* _PROVIDED DATA_
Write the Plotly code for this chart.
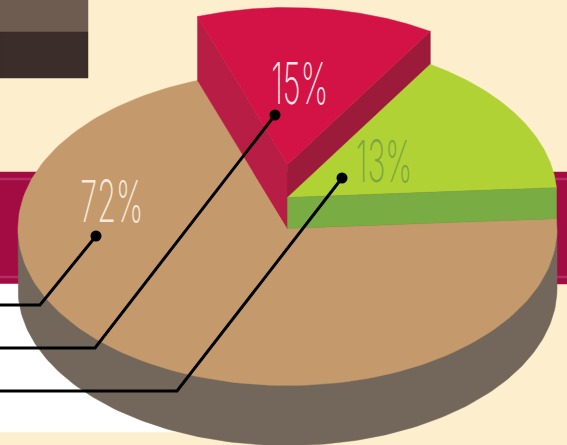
import numpy as np
import plotly.graph_objects as go

# Values
categories = ["Tan", "Red", "Green"]
labels = ["72%", "15%", "13%"]
slice_degrees = [254.1, 51.5, 54.4]   # drawn angular size, tan / red / green
label_xy = [(111.5, 200.5), (299.5, 82.5), (384, 160.5)]
label_widths = [63, 57, 56]
leader_x = [[96, 40, 0], [275, 95, 0], [342, 177, 0]]
leader_y = [[236, 305, 305], [115, 348, 348], [178, 391, 391]]

W, H = 567, 445
CX, CY, RX, RY = 287.5, 228.5, 269.5, 157.0
DEPTH = 60
LIFT_RED, LIFT_GREEN = 64, 31
START = 3.6

BG = "#fdefcd"
TAN, SIDE = "#c49a6c", "#73665a"
RED, RED_L, RED_R = "#d31245", "#b81e45", "#9c1b3a"
GREEN, GREEN_W = "#b0d235", "#79ac42"
LABEL_COL = ["#f8ebdd", "#fde6e8", "#7aa543"]


def ept(t, dy=0.0):
    t = np.radians(t)
    return CX + RX * np.cos(t), CY - RY * np.sin(t) + dy


def arc(a, b, dy=0.0, n=160):
    ts = np.linspace(a, b, n)
    return [ept(t, dy)[0] for t in ts], [ept(t, dy)[1] for t in ts]


fig = go.Figure()


def poly(xs, ys, color):
    fig.add_trace(go.Scatter(x=list(xs) + [xs[0]], y=list(ys) + [ys[0]], mode="lines",
                             fill="toself", fillcolor=color, line=dict(width=0.5, color=color),
                             hoverinfo="skip", showlegend=False))


def rect(x0, y0, x1, y1, color):
    poly([x0, x1, x1, x0], [y0, y0, y1, y1], color)


# backdrop blocks
rect(0, 0, 88, 32, "#6e5c50")
rect(0, 32, 88, 78, "#3b2e2a")
rect(0, 172, W, 284, "#a20c42")
rect(0, 178, W, 180, "#b62c64")
rect(0, 276, W, 278, "#b62c64")
rect(0, 284, 220, 432, "#ffffff")

green_a, green_b = START, START + slice_degrees[2]
red_a, red_b = green_b, green_b + slice_degrees[1]
tan_a, tan_b = red_b, red_b + slice_degrees[0]

# disk side
sx, sy = arc(180, 360, DEPTH)
poly([ept(180)[0]] + sx + [ept(0)[0]], [CY] + sy + [CY], SIDE)

# tan slice
tx, ty = arc(tan_a, tan_b)
poly([CX] + tx, [CY] + ty, TAN)

# red walls and top
lx, ly = ept(red_b)
poly([CX, lx, lx, CX], [CY - LIFT_RED, ly - LIFT_RED, ly, CY], RED_L)
rx_, ry_ = ept(red_a)
poly([CX, rx_, rx_, CX], [CY - LIFT_RED, ry_ - LIFT_RED, ry_, CY], RED_R)
rax, ray = arc(red_a, red_b, -LIFT_RED)
poly([CX] + rax, [CY - LIFT_RED] + ray, RED)

# green top and wall
gax, gay = arc(green_a, green_b, -LIFT_GREEN)
poly([CX] + gax, [CY - LIFT_GREEN] + gay, GREEN)
ex, ey = ept(green_a)
poly([CX, ex, ex, CX], [CY - LIFT_GREEN, ey - LIFT_GREEN, ey, CY], GREEN_W)

# leaders and dots
for xs, ys in zip(leader_x, leader_y):
    fig.add_trace(go.Scatter(x=xs, y=ys, mode="lines", line=dict(color="#000000", width=3),
                             hoverinfo="skip", showlegend=False))
    fig.add_trace(go.Scatter(x=[xs[0]], y=[ys[0]], mode="markers",
                             marker=dict(color="#000000", size=11),
                             hoverinfo="skip", showlegend=False))

annotations = [dict(x=p[0], y=p[1], text=t, showarrow=False, xanchor="center", yanchor="middle",
                    font=dict(family="Inter, Liberation Sans Narrow", size=58, color=c, weight=200))
               for p, t, c in zip(label_xy, labels, LABEL_COL)]

fig.update_layout(
    width=W, height=H, margin=dict(l=0, r=0, t=0, b=0), autosize=False,
    paper_bgcolor=BG, plot_bgcolor=BG, showlegend=False, annotations=annotations,
    xaxis=dict(range=[0, W], visible=False, fixedrange=True),
    yaxis=dict(range=[H, 0], visible=False, fixedrange=True),
)

post = """
var w = %s;
document.querySelectorAll('.annotation-text').forEach(function(el, i){
  el.setAttribute('textLength', w[i]);
  el.setAttribute('lengthAdjust', 'spacingAndGlyphs');
});
document.body.style.margin = '0';
""" % (label_widths,)

fig.write_html("out.html", post_script=post, config=dict(displayModeBar=False))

* _REQUIRED TASK_
Without the pictures, write out the whole listing above exactly as it appears.

* _EXERCISE RESPONSE_
Write the Plotly code for this chart.
import numpy as np
import plotly.graph_objects as go

# Values
categories = ["Tan", "Red", "Green"]
labels = ["72%", "15%", "13%"]
slice_degrees = [254.1, 51.5, 54.4]   # drawn angular size, tan / red / green
label_xy = [(111.5, 200.5), (299.5, 82.5), (384, 160.5)]
label_widths = [63, 57, 56]
leader_x = [[96, 40, 0], [275, 95, 0], [342, 177, 0]]
leader_y = [[236, 305, 305], [115, 348, 348], [178, 391, 391]]

W, H = 567, 445
CX, CY, RX, RY = 287.5, 228.5, 269.5, 157.0
DEPTH = 60
LIFT_RED, LIFT_GREEN = 64, 31
START = 3.6

BG = "#fdefcd"
TAN, SIDE = "#c49a6c", "#73665a"
RED, RED_L, RED_R = "#d31245", "#b81e45", "#9c1b3a"
GREEN, GREEN_W = "#b0d235", "#79ac42"
LABEL_COL = ["#f8ebdd", "#fde6e8", "#7aa543"]


def ept(t, dy=0.0):
    t = np.radians(t)
    return CX + RX * np.cos(t), CY - RY * np.sin(t) + dy


def arc(a, b, dy=0.0, n=160):
    ts = np.linspace(a, b, n)
    return [ept(t, dy)[0] for t in ts], [ept(t, dy)[1] for t in ts]


fig = go.Figure()


def poly(xs, ys, color):
    fig.add_trace(go.Scatter(x=list(xs) + [xs[0]], y=list(ys) + [ys[0]], mode="lines",
                             fill="toself", fillcolor=color, line=dict(width=0.5, color=color),
                             hoverinfo="skip", showlegend=False))


def rect(x0, y0, x1, y1, color):
    poly([x0, x1, x1, x0], [y0, y0, y1, y1], color)


# backdrop blocks
rect(0, 0, 88, 32, "#6e5c50")
rect(0, 32, 88, 78, "#3b2e2a")
rect(0, 172, W, 284, "#a20c42")
rect(0, 178, W, 180, "#b62c64")
rect(0, 276, W, 278, "#b62c64")
rect(0, 284, 220, 432, "#ffffff")

green_a, green_b = START, START + slice_degrees[2]
red_a, red_b = green_b, green_b + slice_degrees[1]
tan_a, tan_b = red_b, red_b + slice_degrees[0]

# disk side
sx, sy = arc(180, 360, DEPTH)
poly([ept(180)[0]] + sx + [ept(0)[0]], [CY] + sy + [CY], SIDE)

# tan slice
tx, ty = arc(tan_a, tan_b)
poly([CX] + tx, [CY] + ty, TAN)

# red walls and top
lx, ly = ept(red_b)
poly([CX, lx, lx, CX], [CY - LIFT_RED, ly - LIFT_RED, ly, CY], RED_L)
rx_, ry_ = ept(red_a)
poly([CX, rx_, rx_, CX], [CY - LIFT_RED, ry_ - LIFT_RED, ry_, CY], RED_R)
rax, ray = arc(red_a, red_b, -LIFT_RED)
poly([CX] + rax, [CY - LIFT_RED] + ray, RED)

# green top and wall
gax, gay = arc(green_a, green_b, -LIFT_GREEN)
poly([CX] + gax, [CY - LIFT_GREEN] + gay, GREEN)
ex, ey = ept(green_a)
poly([CX, ex, ex, CX], [CY - LIFT_GREEN, ey - LIFT_GREEN, ey, CY], GREEN_W)

# leaders and dots
for xs, ys in zip(leader_x, leader_y):
    fig.add_trace(go.Scatter(x=xs, y=ys, mode="lines", line=dict(color="#000000", width=3),
                             hoverinfo="skip", showlegend=False))
    fig.add_trace(go.Scatter(x=[xs[0]], y=[ys[0]], mode="markers",
                             marker=dict(color="#000000", size=11),
                             hoverinfo="skip", showlegend=False))

annotations = [dict(x=p[0], y=p[1], text=t, showarrow=False, xanchor="center", yanchor="middle",
                    font=dict(family="Inter, Liberation Sans Narrow", size=58, color=c, weight=200))
               for p, t, c in zip(label_xy, labels, LABEL_COL)]

fig.update_layout(
    width=W, height=H, margin=dict(l=0, r=0, t=0, b=0), autosize=False,
    paper_bgcolor=BG, plot_bgcolor=BG, showlegend=False, annotations=annotations,
    xaxis=dict(range=[0, W], visible=False, fixedrange=True),
    yaxis=dict(range=[H, 0], visible=False, fixedrange=True),
)

post = """
var w = %s;
document.querySelectorAll('.annotation-text').forEach(function(el, i){
  el.setAttribute('textLength', w[i]);
  el.setAttribute('lengthAdjust', 'spacingAndGlyphs');
});
document.body.style.margin = '0';
""" % (label_widths,)

fig.write_html("out.html", post_script=post, config=dict(displayModeBar=False))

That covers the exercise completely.